Wednesday, September 13, 2006


Wednesday, September 13, 2006 1
I have a confession to make. This won't mean much to some people, but I feel like I 've been living a lie and I have to unburden myself. I can't keep this inside any more. This is difficult for me to say because I've been hiding for so long now, I almost don't remember what it was like before I started lying. goes. I never liked Nirvana. I finally decided that I couldn't keep up the facade anymore when I was driving home this week and heard "All Apologies" for about the 9th time this week and I just snapped. They're lyrics are nonsense, sonically they were marginally creative at best. The best thing about Nirvana is that they gave Dave Grohl a band to play in until he formed the Foo Fighters (which are 10 times the band that Nirvana was). Even among the Seattle "grunge" scene of the early 90's Pearl Jam and Soundgarden were far superior in my mind. I'm sorry if this disappoints you, I never meant to hurt anyone. I know I'm supposed to like Nirvana and think that Kurt Cobain was some kind of revolutionary Rock and Roll Messiah who burned out too soon. I just never saw it.
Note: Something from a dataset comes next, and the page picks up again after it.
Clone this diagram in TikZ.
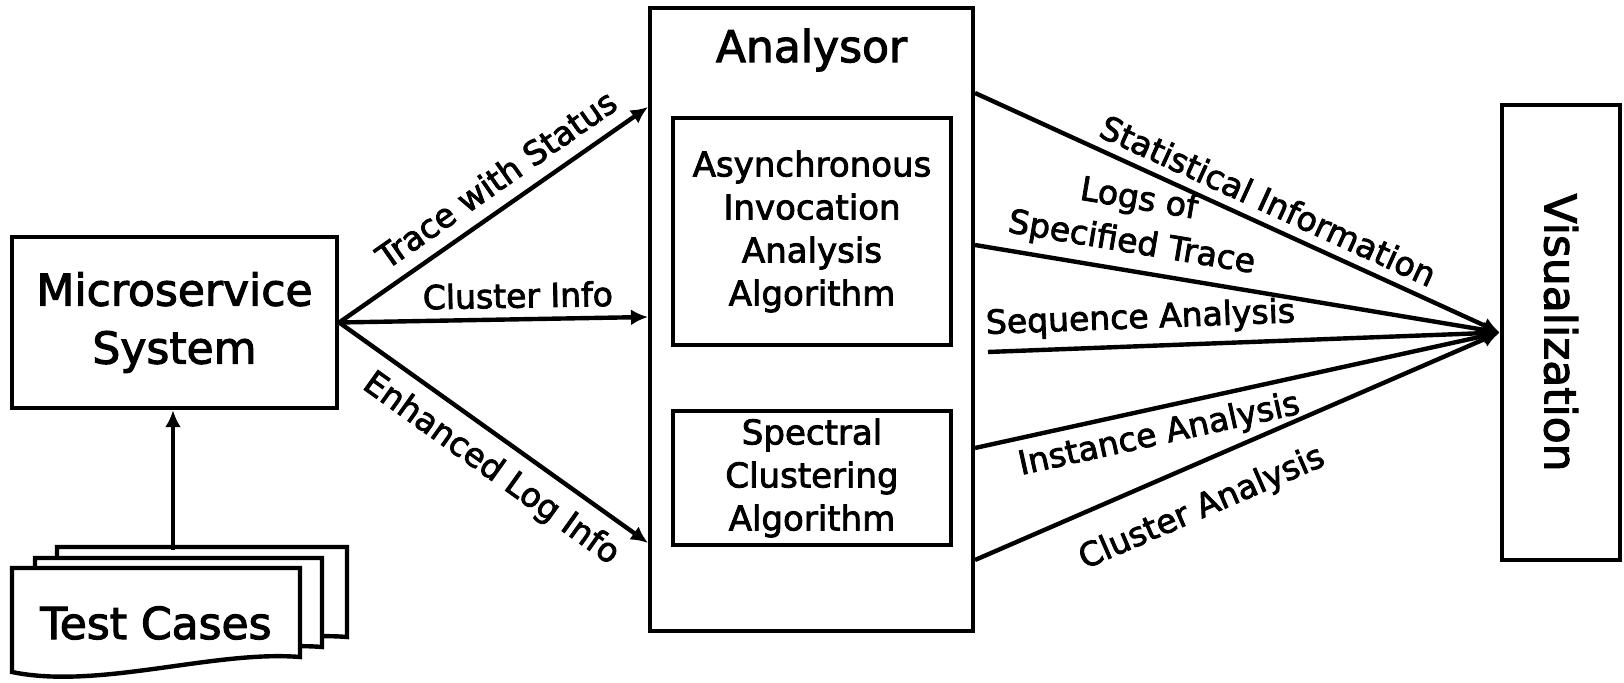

I hope we can still be friends.

I need to make a few clarifications to this post - I'm not saying that Nirvana didn't have any positive affect on the musical landscape. I'm just saying that my favorite song that they ever did was a cover of a David Bowie Song ("The Man Who Sold the World") and not even one of their own. The best thing I can attribute to them is that they more or less ended the Hair Metal phase of the late 80's/early 90's. It had basically congealed into a lump of vodka and Aqua-Net and was likely circling the drain anyway, but if anything Nirvana put it and us out of our collective misery. I'm They served their purpose....but it's time to move on.
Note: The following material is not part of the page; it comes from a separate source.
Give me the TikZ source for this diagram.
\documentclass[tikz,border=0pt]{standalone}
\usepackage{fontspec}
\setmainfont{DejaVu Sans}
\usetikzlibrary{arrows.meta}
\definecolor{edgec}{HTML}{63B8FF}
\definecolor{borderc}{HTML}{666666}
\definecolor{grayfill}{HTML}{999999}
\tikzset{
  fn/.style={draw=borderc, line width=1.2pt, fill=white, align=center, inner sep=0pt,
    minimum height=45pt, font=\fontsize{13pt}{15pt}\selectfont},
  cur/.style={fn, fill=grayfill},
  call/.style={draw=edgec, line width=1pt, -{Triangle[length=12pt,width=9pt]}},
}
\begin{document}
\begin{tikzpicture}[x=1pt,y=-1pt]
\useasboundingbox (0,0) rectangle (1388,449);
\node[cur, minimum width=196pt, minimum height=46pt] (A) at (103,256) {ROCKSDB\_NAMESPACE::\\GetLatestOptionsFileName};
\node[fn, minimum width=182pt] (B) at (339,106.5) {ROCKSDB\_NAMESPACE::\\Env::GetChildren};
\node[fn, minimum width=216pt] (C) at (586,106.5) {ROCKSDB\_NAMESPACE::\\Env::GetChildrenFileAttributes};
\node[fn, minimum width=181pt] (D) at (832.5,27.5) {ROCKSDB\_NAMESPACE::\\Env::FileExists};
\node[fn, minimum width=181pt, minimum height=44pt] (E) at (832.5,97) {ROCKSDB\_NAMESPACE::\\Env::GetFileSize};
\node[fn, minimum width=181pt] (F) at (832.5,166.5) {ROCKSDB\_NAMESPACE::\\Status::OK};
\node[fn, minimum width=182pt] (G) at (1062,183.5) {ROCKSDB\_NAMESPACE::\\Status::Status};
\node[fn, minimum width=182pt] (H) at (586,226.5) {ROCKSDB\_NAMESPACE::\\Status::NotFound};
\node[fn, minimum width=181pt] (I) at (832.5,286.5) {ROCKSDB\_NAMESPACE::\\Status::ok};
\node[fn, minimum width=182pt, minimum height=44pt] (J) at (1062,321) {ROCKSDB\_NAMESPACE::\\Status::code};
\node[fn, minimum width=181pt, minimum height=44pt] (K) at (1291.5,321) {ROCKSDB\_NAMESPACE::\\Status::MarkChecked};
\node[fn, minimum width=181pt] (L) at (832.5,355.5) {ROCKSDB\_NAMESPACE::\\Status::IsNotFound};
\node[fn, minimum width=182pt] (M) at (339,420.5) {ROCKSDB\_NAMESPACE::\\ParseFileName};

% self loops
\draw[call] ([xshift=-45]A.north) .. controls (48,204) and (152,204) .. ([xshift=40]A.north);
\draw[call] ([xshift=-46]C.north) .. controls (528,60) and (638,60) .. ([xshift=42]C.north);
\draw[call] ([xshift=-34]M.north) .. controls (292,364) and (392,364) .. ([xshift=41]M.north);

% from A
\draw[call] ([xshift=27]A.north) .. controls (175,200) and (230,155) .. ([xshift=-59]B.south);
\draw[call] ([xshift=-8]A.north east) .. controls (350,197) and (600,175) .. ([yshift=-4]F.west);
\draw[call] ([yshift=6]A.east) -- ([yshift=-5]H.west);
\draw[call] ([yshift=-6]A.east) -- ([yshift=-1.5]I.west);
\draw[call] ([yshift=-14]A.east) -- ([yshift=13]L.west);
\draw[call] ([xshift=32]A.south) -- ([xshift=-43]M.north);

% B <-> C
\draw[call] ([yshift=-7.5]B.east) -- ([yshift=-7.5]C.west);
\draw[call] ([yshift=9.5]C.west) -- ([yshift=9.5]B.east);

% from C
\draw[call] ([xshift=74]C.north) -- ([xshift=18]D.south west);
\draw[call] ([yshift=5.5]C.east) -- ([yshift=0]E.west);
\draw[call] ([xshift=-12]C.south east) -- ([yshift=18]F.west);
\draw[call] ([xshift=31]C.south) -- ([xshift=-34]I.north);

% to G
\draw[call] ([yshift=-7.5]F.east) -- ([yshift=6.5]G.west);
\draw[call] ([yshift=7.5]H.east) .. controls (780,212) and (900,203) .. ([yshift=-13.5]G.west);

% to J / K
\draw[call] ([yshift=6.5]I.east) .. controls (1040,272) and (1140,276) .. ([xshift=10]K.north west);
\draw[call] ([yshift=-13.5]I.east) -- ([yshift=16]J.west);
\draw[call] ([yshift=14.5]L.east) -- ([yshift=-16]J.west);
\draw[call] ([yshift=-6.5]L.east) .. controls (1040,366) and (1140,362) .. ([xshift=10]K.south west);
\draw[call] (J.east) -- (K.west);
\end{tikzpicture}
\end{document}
Shakeup at Victory Records

Interesting news from one of my current favorite bands, Hawthorne Heights. For everybody who thinks that being a rock star is all partys and free schwag, read this letter. I guess the moral of the story is just because you're on MTV doesn't mean you're rich.

The REAL Manifesto

Due to recent events we have decided to leave Victory Records. Our departure is anything but amicable. We have decided to leave Victory, in part due to the actions of the man who sits at the head of the label, Tony Brummel. Tony Brummel is a man that cares more about his ego and bank account than the bands themselves.

Many of you are familiar with the greed driven letters sent out by Mr. Brummel: his manifesto calling rock supporters to arms and virtual declaration of war on hip-hop and Ne-Yo done under the guise of a band
message; as well as the “street-team” letter which instructed people to re-arrange our CDs, putting them in higher visibility areas in stores. Unfortunately, the head of street-team, Abby Valentine, who understandably resigned following the incident, took the fall for this.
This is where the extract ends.